The country also continues to have the world's highest daily infection rate with more than 200,000 new cases recorded on each of the past six days. On Tuesday, the country's health ministry reported 259,170 new infections.
Total coronavirus cases in India are now at 15.32 million, second only to the United States.
Public Health England (PHE) experts are currently unsure whether any of the mutations mean the variant can be transmitted more easily, is more deadly or can evade the effectiveness of vaccines or natural immunity.
Meanwhile, New Delhi, the capital city which has seen a surge in cases, began a six-day lockdown late on Monday that officials hope will slow the virus transmission and relieve the pressure on the health infrastructure.
People in Delhi and in towns of Uttar Pradesh, India's most populous state, put out desperate calls for help on Twitter, asking for assistance getting their families into hospitals. Others reported dire shortage of oxygen and the anti-viral drug Remdesivir.

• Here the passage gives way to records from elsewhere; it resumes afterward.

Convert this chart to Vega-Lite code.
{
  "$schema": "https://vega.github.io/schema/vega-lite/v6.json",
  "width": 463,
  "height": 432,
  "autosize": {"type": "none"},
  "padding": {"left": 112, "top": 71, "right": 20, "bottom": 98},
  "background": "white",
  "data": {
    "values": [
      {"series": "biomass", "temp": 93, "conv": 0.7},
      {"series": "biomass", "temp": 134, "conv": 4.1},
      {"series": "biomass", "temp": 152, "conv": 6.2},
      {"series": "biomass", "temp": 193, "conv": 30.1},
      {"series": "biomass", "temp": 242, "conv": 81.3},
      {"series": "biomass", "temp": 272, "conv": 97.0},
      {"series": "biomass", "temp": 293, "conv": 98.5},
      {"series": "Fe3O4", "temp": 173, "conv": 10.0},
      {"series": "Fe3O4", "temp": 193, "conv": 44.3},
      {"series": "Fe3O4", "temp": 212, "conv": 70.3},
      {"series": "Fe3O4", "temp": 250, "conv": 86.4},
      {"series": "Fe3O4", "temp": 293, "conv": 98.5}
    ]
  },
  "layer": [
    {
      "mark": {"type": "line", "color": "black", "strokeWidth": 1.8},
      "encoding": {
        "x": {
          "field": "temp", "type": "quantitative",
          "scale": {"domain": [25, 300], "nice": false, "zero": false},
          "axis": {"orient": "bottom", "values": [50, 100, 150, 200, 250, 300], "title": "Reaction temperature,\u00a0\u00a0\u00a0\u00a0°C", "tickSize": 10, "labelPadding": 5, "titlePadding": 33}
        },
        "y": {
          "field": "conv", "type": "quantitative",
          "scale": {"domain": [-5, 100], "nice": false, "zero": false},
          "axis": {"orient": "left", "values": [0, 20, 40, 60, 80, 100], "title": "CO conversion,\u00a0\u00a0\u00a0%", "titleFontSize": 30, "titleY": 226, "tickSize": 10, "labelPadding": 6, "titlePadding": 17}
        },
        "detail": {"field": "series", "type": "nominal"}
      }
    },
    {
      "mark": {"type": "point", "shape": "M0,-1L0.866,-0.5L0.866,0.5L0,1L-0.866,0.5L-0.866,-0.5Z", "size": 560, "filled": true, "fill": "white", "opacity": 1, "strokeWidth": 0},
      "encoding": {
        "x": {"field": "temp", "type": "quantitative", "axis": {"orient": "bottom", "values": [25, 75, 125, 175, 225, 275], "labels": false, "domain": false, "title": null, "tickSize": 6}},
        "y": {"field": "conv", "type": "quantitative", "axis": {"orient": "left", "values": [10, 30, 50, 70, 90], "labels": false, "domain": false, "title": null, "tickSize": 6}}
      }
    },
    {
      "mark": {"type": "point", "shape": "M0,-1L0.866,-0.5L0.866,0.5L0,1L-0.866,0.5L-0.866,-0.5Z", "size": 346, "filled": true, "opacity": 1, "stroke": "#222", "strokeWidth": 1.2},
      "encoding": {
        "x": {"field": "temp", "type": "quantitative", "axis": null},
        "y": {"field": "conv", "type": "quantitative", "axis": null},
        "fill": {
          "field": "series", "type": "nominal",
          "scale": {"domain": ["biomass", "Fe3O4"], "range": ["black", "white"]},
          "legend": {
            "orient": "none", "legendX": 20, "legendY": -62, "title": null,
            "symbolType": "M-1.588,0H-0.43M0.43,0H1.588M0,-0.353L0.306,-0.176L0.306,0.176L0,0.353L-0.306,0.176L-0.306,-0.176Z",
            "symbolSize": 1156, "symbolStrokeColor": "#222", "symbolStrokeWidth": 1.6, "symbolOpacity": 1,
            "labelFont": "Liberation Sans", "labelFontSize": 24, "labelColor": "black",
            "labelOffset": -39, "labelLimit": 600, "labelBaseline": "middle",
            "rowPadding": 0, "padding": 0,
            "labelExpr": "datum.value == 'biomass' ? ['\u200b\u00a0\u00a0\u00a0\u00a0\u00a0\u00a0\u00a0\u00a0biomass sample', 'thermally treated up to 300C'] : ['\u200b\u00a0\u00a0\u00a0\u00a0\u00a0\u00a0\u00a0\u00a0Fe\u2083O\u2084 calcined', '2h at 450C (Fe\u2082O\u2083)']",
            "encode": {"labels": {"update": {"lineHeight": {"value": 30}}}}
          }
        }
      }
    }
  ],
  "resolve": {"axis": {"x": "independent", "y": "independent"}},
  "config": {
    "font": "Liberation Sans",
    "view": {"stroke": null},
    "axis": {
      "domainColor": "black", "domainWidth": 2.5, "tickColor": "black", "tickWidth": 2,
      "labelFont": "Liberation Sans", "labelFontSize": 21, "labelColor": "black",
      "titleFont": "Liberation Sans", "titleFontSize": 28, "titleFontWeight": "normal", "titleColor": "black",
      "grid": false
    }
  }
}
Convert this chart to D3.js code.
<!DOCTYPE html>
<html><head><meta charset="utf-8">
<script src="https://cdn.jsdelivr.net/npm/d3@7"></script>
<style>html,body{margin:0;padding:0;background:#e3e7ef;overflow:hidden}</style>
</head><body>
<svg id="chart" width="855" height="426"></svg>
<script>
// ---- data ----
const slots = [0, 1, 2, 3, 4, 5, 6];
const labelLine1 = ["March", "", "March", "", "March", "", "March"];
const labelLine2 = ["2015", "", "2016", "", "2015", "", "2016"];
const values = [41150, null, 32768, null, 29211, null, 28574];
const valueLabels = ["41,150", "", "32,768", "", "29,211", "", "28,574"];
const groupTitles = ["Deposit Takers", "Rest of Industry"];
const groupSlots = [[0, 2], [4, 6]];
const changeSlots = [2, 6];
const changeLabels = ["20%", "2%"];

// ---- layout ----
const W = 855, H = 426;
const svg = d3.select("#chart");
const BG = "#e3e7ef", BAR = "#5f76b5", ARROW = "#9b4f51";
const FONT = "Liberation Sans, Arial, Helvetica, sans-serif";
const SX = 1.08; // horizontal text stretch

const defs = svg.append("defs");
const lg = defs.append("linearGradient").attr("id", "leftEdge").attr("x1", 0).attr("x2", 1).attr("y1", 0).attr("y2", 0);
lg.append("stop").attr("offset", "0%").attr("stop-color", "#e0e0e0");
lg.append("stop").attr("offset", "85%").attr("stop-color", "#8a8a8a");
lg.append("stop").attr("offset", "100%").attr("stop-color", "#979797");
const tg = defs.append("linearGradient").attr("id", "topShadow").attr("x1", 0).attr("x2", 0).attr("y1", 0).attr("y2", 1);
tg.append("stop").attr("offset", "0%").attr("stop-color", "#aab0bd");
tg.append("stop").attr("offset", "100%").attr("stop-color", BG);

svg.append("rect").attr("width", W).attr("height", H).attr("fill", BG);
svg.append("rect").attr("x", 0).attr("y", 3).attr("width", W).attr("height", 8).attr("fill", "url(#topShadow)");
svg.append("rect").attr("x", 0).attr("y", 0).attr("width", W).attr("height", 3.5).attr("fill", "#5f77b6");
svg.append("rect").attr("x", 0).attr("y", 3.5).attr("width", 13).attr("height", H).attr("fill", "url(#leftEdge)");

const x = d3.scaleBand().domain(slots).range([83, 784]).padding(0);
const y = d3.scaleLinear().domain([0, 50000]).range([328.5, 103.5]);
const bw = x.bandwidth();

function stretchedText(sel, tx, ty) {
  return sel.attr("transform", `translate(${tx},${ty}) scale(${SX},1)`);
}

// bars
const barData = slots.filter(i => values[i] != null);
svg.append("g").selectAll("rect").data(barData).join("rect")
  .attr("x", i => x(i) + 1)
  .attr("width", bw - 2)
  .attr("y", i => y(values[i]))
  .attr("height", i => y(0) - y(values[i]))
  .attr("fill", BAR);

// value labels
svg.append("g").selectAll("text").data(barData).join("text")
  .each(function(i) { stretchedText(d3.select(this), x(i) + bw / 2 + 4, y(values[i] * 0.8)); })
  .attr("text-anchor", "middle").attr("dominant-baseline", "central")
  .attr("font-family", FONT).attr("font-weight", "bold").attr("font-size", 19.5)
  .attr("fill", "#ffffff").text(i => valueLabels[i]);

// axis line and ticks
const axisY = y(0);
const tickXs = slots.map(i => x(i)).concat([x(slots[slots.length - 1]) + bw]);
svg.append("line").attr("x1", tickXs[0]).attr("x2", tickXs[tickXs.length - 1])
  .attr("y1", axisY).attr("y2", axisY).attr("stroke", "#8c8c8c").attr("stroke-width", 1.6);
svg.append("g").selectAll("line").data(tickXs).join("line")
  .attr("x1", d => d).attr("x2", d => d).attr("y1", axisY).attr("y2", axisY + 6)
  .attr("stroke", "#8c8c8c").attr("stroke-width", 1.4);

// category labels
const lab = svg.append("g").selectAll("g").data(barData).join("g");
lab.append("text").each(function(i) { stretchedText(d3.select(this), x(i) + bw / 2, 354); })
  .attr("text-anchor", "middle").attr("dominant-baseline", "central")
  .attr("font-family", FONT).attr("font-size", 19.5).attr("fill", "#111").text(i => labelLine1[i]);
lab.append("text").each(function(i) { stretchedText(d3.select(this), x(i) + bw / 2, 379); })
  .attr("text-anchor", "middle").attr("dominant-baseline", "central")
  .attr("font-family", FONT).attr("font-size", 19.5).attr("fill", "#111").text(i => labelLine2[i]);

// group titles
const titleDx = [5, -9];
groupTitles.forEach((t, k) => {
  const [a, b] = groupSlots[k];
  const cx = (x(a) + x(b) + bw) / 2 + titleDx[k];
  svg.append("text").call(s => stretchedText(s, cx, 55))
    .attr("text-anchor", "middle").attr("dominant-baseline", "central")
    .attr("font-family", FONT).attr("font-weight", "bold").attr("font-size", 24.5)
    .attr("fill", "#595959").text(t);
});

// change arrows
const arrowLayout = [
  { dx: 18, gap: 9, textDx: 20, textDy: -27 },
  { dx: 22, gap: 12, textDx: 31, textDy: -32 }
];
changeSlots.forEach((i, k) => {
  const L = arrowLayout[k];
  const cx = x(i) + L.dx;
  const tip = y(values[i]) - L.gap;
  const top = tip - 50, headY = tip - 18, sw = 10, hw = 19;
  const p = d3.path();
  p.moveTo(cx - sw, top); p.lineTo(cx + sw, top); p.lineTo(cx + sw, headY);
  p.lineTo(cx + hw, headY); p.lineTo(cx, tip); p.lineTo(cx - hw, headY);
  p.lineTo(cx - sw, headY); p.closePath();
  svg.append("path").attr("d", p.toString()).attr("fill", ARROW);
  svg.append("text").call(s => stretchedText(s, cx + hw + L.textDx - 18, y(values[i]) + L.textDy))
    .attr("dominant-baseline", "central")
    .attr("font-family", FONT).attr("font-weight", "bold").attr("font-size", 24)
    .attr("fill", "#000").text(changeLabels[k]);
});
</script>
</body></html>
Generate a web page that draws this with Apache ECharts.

"(A) monumental tragedy of epic proportions is unfolding across India. No hospital beds, no oxygen, no vaccination," said Manish Tewari, an opposition lawmaker, on Twitter.
India has lost 180,530 people to the disease, still quite a distance from the 567,538 deaths reported in the United States. But experts have warned that the official death toll does not reflect ground reality and that it could sharply rise as doctors struggle to cope with the pressure.
"The huge pressure on hospitals and the health system right now will mean that a good number who would have recovered had they been able to access hospital services may die simply because of this," said Gautam I. Menon, a professor at Ashoka University.
Several major cities are already reporting far larger numbers of cremations and burials under coronavirus protocols than official Covid-19 death tolls, according to crematorium and cemetery workers, the media and a review of government data.
Bhramar Mukherjee, a professor of biostatistics and epidemiology at the University of Michigan, said many parts of India were in "data denial".
"Everything is so muddy," she said. "It feels like nobody understands the situation very clearly, and that's very irksome."
So far, 108.5 million people have received a first dose of the Covid-19 vaccine, according to a government portal, a small portion of India's 1.3 billion population.